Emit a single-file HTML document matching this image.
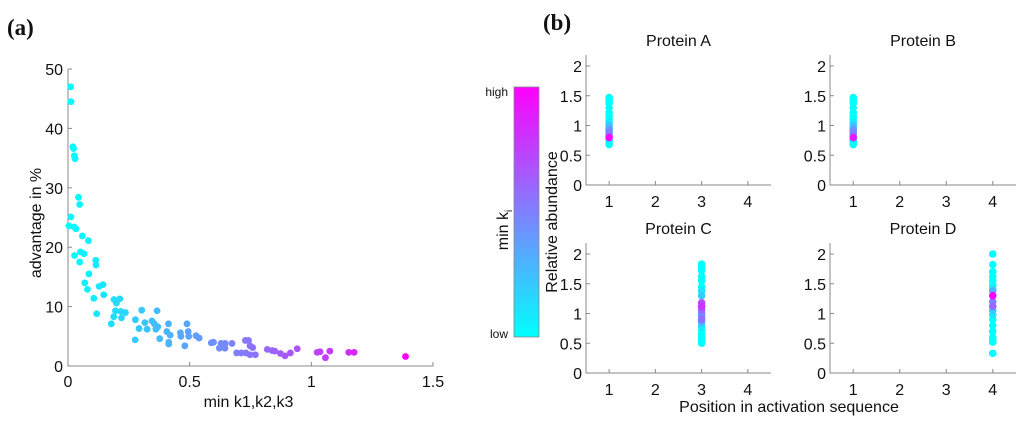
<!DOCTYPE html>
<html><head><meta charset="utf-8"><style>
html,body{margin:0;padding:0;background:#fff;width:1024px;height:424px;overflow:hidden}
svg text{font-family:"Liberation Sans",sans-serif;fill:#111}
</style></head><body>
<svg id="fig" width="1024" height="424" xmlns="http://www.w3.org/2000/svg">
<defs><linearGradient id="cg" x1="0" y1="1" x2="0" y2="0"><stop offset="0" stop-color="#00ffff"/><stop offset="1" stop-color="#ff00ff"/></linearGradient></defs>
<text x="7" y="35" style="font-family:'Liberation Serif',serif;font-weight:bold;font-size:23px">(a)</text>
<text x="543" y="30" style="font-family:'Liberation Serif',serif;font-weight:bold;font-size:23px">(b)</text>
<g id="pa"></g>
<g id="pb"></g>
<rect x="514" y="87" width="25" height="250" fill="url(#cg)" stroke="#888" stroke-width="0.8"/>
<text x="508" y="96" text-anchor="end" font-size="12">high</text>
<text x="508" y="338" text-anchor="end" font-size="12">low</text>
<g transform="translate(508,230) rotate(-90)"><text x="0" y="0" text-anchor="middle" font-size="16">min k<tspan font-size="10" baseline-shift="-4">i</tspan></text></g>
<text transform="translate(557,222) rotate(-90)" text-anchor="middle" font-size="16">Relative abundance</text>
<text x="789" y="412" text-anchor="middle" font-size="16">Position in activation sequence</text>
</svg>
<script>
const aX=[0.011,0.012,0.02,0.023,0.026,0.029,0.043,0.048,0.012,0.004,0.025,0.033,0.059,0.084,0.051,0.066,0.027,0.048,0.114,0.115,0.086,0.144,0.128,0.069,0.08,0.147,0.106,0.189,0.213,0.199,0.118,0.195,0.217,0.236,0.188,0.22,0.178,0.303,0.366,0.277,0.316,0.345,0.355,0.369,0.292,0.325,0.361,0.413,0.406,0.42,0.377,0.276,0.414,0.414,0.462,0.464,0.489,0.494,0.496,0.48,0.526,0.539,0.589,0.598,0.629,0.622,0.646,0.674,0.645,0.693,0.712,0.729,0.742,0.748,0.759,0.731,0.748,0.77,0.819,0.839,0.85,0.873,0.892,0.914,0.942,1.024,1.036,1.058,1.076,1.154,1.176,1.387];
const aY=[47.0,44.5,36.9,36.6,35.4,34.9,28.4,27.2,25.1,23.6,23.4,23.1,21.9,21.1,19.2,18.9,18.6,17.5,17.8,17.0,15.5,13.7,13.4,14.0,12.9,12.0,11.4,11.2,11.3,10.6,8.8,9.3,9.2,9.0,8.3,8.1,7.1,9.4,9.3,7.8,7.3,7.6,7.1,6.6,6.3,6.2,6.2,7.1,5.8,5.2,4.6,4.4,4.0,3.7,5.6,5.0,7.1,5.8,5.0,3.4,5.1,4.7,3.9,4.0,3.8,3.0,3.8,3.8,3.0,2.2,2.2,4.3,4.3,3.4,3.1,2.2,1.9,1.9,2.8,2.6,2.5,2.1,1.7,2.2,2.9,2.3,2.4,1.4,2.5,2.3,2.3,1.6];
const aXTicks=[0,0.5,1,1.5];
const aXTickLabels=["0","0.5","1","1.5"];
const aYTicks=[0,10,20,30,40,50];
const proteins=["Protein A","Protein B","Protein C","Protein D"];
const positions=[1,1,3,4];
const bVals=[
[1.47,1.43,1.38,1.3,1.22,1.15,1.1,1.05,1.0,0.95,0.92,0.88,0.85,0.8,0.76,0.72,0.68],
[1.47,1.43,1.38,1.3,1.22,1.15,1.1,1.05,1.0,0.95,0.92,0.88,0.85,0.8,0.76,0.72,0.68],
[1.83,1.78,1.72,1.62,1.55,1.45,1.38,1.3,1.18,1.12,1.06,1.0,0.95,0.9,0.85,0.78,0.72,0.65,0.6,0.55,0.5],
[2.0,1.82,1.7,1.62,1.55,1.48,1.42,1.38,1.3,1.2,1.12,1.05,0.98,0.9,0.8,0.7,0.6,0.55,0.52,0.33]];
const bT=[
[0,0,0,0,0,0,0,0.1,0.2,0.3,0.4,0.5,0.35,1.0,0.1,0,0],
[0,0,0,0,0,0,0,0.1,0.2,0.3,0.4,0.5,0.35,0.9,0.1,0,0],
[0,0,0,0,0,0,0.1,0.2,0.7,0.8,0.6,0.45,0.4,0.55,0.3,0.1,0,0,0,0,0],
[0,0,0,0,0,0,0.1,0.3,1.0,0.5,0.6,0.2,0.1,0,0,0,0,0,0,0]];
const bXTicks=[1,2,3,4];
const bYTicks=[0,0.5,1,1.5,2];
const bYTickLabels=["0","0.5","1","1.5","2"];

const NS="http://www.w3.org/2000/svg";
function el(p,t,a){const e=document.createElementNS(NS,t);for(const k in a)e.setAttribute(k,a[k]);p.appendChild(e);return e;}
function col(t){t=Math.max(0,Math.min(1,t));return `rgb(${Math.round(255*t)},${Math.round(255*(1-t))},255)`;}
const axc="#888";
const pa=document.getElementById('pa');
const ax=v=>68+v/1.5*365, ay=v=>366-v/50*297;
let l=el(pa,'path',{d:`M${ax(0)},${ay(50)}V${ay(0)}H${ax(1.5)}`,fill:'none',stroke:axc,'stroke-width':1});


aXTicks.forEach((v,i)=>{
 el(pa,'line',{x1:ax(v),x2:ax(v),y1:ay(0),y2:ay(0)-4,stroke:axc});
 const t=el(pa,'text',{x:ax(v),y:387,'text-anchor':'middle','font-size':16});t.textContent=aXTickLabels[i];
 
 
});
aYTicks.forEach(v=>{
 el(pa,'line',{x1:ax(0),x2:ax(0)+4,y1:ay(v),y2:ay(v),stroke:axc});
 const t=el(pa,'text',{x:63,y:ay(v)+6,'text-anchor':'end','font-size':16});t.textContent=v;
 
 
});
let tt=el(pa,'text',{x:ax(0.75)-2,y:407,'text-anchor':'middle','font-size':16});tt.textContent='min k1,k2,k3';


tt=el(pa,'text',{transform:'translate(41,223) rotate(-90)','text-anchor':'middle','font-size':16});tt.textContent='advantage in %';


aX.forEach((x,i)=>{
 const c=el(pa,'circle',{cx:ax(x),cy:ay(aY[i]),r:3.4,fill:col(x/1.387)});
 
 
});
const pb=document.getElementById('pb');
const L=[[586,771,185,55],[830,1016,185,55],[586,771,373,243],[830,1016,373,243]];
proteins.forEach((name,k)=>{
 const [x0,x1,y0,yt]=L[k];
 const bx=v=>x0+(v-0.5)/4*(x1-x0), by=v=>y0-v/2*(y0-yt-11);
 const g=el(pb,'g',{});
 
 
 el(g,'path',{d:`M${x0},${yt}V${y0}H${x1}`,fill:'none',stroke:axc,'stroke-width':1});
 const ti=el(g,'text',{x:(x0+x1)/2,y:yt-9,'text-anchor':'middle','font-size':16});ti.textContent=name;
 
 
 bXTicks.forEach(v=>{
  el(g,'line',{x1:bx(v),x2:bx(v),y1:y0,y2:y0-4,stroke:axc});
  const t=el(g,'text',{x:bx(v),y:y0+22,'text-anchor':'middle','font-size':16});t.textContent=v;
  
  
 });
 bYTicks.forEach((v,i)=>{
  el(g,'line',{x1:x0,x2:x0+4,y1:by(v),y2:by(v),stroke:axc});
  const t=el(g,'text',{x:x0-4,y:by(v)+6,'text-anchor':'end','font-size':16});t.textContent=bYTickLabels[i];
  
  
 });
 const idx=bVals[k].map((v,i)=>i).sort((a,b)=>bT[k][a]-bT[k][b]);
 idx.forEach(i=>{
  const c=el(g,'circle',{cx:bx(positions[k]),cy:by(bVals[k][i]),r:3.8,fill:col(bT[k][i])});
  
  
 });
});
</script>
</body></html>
————————
### Task prompt
Count each line with "document" in it and report that figure by itself.

### Exercise solution
4